For starters, the hybrid setup is brilliant in city traffic. It’s rare the petrol engine is called on below 20km/h, with the Kluger instead defaulting to smooth, quiet e-power off the mark.
When the petrol engine does fire, it fires smoothly. There’s no real vibrations or noise in the cabin on light throttle inputs, as the car’s brain expertly blends four-cylinder petrol power with thrust from the electric motors.
It’s not quite as capable as a plug-in hybrid, though. With a very light touch the e-motor will take the Kluger up to about 40km/h, but the battery runs flat fast so it’s rare you can rely on electric power alone for long.
Demand more from the powertrain and the petrol engine can get vocal, as the e-CVT holds the naturally-aspirated petrol engine at a set speed to extract more go. With one person on board it gets a decent move on, with a full load of people and gear it needs to work a bit harder.
Toyota’s ‘eFour’ all-wheel drive system is relatively clever, but bury the accelerator off the mark when it’s wet and it’ll chirp the front tyres before shuffling torque to the rear axle, and asking for more from the rear motors.
Like the other cars built on the latest TNGA chassis, the Kluger is easy to pilot in the city. The steering is light, and the reversing camera and parking sensors team up to make it clear where the car’s extremities are.
It’s a shame the reversing camera is so grainy, though. Again, Toyota needs to up its game on the technology front.
With chubby sidewalls on its tyres and smart suspension tune, the big Kluger excels at ironing out the worst Australia’s roads can throw at it.
It floats over speed bumps and potholes, thanks to a ride aimed at delivering maximum comfort – sportiness be damned.
It’s nice to see Toyota prioritising what really matters in a family car, rather than trying to make the Kluger into something it’s not.
Big highway dips can make the car feel a bit floaty, with the big body taking one, two movements to settle, but it’s otherwise pretty well tied-down. It’s less like a boat than its predecessor, although the mushy brake pedal doesn’t inspire confidence.
Combined with Toyota’s well-tuned suite of driver assists and the fact there’s very little wind, tyre, or engine noise at 100km/h, this is an SUV happy munching highway miles… with one caveat.
It’s worth test driving the petrol V6 if the majority of your driving is at highway speeds. The hybrid isn’t underpowered, but it lacks the muscle of the pure petrol engine for overtaking or hauling a full load up hills.
The Toyota Kluger is backed by a five-year, unlimited-kilometre warranty, extending to seven years for the engine and driveline.
Maintenance is required every 12 months or 15,000km. Using the Toyota capped-price program, the first five services will set you back $250 each.
To hybrid or not to hybrid, that is the question…

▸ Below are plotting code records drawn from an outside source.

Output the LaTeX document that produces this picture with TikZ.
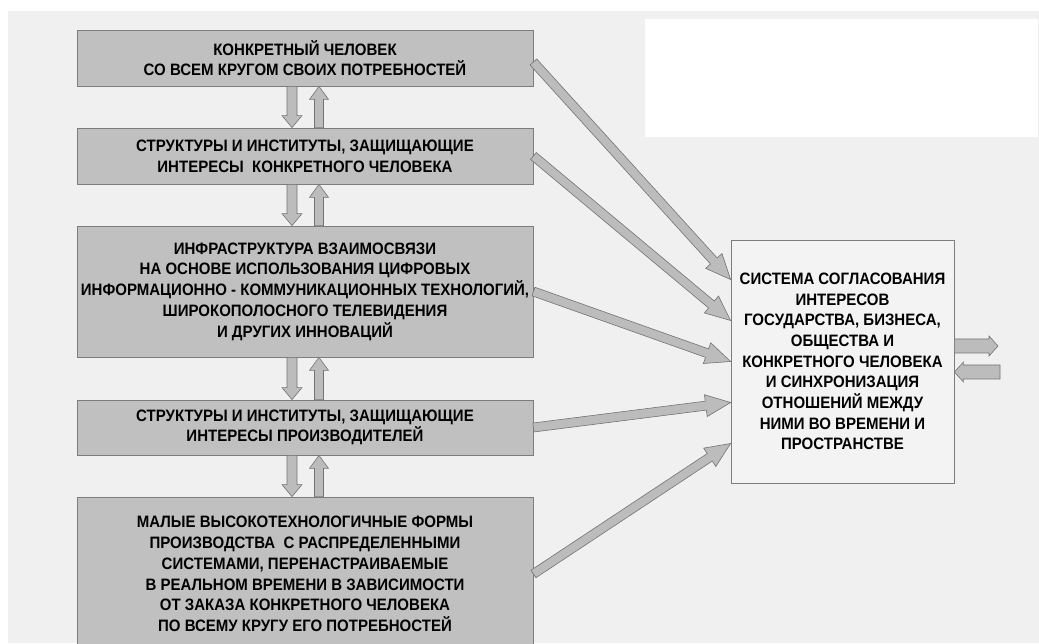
\documentclass[tikz,border=0pt]{standalone}
\usepackage{fontspec}
\setmainfont{Liberation Sans}[FakeStretch=0.91]
\usetikzlibrary{calc}

\definecolor{bggray}{RGB}{240,240,240}
\definecolor{boxfill}{RGB}{192,192,192}
\definecolor{boxline}{RGB}{125,125,125}
\definecolor{sysfill}{RGB}{243,243,243}
\definecolor{arrowfill}{RGB}{188,188,188}
\definecolor{arrowline}{RGB}{115,115,115}

% block arrow: tail, tip, shaft half width, head half width, head length
\newcommand{\blockarr}[5]{%
  \coordinate (h) at ($#2!#5!#1$);
  \draw[blockarrow] ($#1!#3!90:#2$) -- ($(h)!#3!90:#2$) -- ($(h)!#4!90:#2$) -- #2
    -- ($(h)!#4!-90:#2$) -- ($(h)!#3!-90:#2$) -- ($#1!#3!-90:#2$) -- cycle;
}

\begin{document}
\begin{tikzpicture}
        [x=1pt,y=1pt,
         box/.style={draw=boxline,fill=boxfill,line width=0.8pt,inner sep=0pt,align=center,
           minimum width=456pt,font=\fontsize{16.5}{20.7}\selectfont\bfseries},
         blockarrow/.style={draw=arrowline,fill=arrowfill,line width=0.6pt,line join=miter}]

        \useasboundingbox (0,0) rectangle (1039,643);
        \clip (0,0) rectangle (1039,643);
        \fill[white] (0,0) rectangle (1039,643);
        \fill[bggray] (8,0) rectangle (1039,632);
        \fill[white] (645,506) rectangle (1038,624);

        \node[box,minimum height=56pt] (n1) at (305,585) {КОНКРЕТНЫЙ ЧЕЛОВЕК\\СО ВСЕМ КРУГОМ СВОИХ ПОТРЕБНОСТЕЙ};
        \node[box,minimum height=56pt] (n2) at (305,487) {СТРУКТУРЫ И ИНСТИТУТЫ, ЗАЩИЩАЮЩИЕ\\ИНТЕРЕСЫ~ КОНКРЕТНОГО ЧЕЛОВЕКА};
        \node[box,minimum height=131pt] (n3) at (305,351.5) {ИНФРАСТРУКТУРА ВЗАИМОСВЯЗИ\\НА ОСНОВЕ ИСПОЛЬЗОВАНИЯ ЦИФРОВЫХ\\ИНФОРМАЦИОННО - КОММУНИКАЦИОННЫХ ТЕХНОЛОГИЙ,\\ШИРОКОПОЛОСНОГО ТЕЛЕВИДЕНИЯ\\И ДРУГИХ ИННОВАЦИЙ};
        \node[box,minimum height=55pt] (n4) at (305,215.5) {СТРУКТУРЫ И ИНСТИТУТЫ, ЗАЩИЩАЮЩИЕ\\ИНТЕРЕСЫ ПРОИЗВОДИТЕЛЕЙ};
        \node[box,minimum height=154pt] (n5) at (305,69) {МАЛЫЕ ВЫСОКОТЕХНОЛОГИЧНЫЕ ФОРМЫ\\ПРОИЗВОДСТВА~ С РАСПРЕДЕЛЕННЫМИ\\СИСТЕМАМИ, ПЕРЕНАСТРАИВАЕМЫЕ\\В РЕАЛЬНОМ ВРЕМЕНИ В ЗАВИСИМОСТИ\\ОТ ЗАКАЗА КОНКРЕТНОГО ЧЕЛОВЕКА\\ПО ВСЕМУ КРУГУ ЕГО ПОТРЕБНОСТЕЙ};
        \node[box,fill=sysfill,minimum width=223pt,minimum height=243pt] (sys) at (842.5,281.5) {СИСТЕМА СОГЛАСОВАНИЯ\\ИНТЕРЕСОВ\\ГОСУДАРСТВА, БИЗНЕСА,\\ОБЩЕСТВА И\\КОНКРЕТНОГО ЧЕЛОВЕКА\\И СИНХРОНИЗАЦИЯ\\ОТНОШЕНИЙ МЕЖДУ\\НИМИ ВО ВРЕМЕНИ И\\ПРОСТРАНСТВЕ};

        \coordinate (out) at (998,297);
        \coordinate (in) at (1000,271);

        \blockarr{([xshift=-13pt]n1.south)}{([xshift=-13pt]n2.north)}{5pt}{10pt}{12pt}
        \blockarr{([xshift=14pt]n2.north)}{([xshift=14pt]n1.south)}{4.5pt}{9.5pt}{13pt}
        \blockarr{([xshift=-13pt]n2.south)}{([xshift=-13pt]n3.north)}{5pt}{10pt}{12pt}
        \blockarr{([xshift=14pt]n3.north)}{([xshift=14pt]n2.south)}{4.5pt}{9.5pt}{13pt}
        \blockarr{([xshift=-13pt]n3.south)}{([xshift=-13pt]n4.north)}{5pt}{10pt}{12pt}
        \blockarr{([xshift=14pt]n4.north)}{([xshift=14pt]n3.south)}{4.5pt}{9.5pt}{13pt}
        \blockarr{([xshift=-13pt]n4.south)}{([xshift=-13pt]n5.north)}{5pt}{10pt}{12pt}
        \blockarr{([xshift=14pt]n5.north)}{([xshift=14pt]n4.south)}{4.5pt}{9.5pt}{13pt}

        \blockarr{([yshift=-4pt]n1.east)}{([yshift=82pt]sys.west)}{4.5pt}{11pt}{25pt}
        \blockarr{(n2.east)}{([yshift=41pt]sys.west)}{4.5pt}{11pt}{25pt}
        \blockarr{(n3.east)}{(sys.west)}{4.5pt}{11pt}{25pt}
        \blockarr{(n4.east)}{([yshift=-41pt]sys.west)}{4.5pt}{11pt}{25pt}
        \blockarr{(n5.east)}{([yshift=-82pt]sys.west)}{4.5pt}{11pt}{25pt}

        \blockarr{([yshift=15.5pt]sys.east)}{(out)}{7pt}{10pt}{9pt}
        \blockarr{(in)}{([yshift=-10.5pt]sys.east)}{7pt}{10pt}{9pt}

      \end{tikzpicture}
\end{document}
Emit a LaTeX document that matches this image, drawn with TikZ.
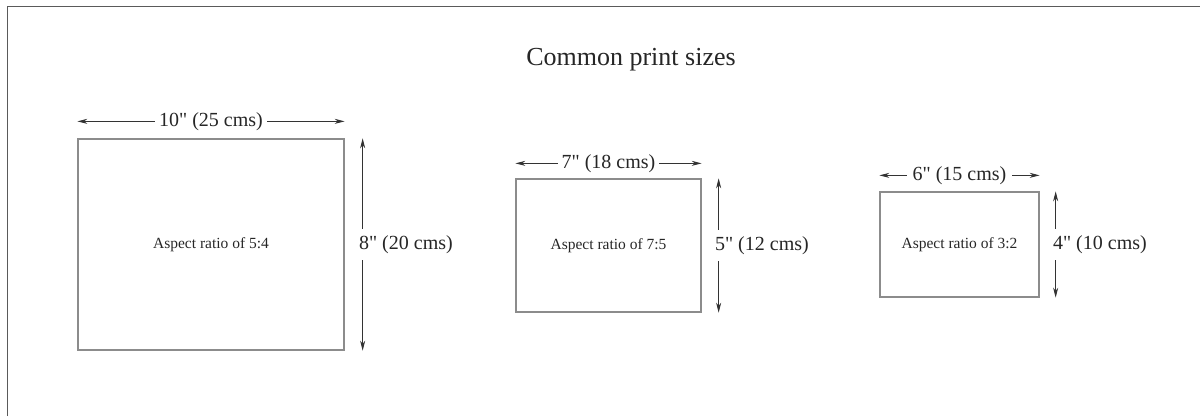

The hybrid Kluger is a no-brainer if you do most of your driving in the city. It’s unbelievably efficient in traffic when you consider its size, not to mention smooth and quiet thanks to its electric motor.
There are people who think Toyota hybrids are a waste of time, a speed bump in the road to fully-electric power, but there’s no doubt the Kluger Hybrid offers real-world benefits to the average commuter.
Based on the official combined fuel use figures and the average price of unleaded in Melbourne at the time of writing, someone driving 15,000km per year will pay around $850 per year less for petrol if they opt for the hybrid instead of a V6 AWD model.
If you’re in the city most of the time, those savings could be even bigger.
If you’re spending more time on the highway though? I’m not so sure the hybrid makes sense.
The petrol engine has to work hard uphill with one or two occupants on board, let alone a load of passengers and luggage, and the electric motors can’t work their fuel-saving magic as effectively.
Regardless of which engine you choose, the GXL shapes as the smartest choice in the Kluger range.
It feels a bit utilitarian in places, but there’s enough luxuries to justify the $9800 jump over the equivalent GX – and the Grande is full of nice-to-have features that aren’t essential.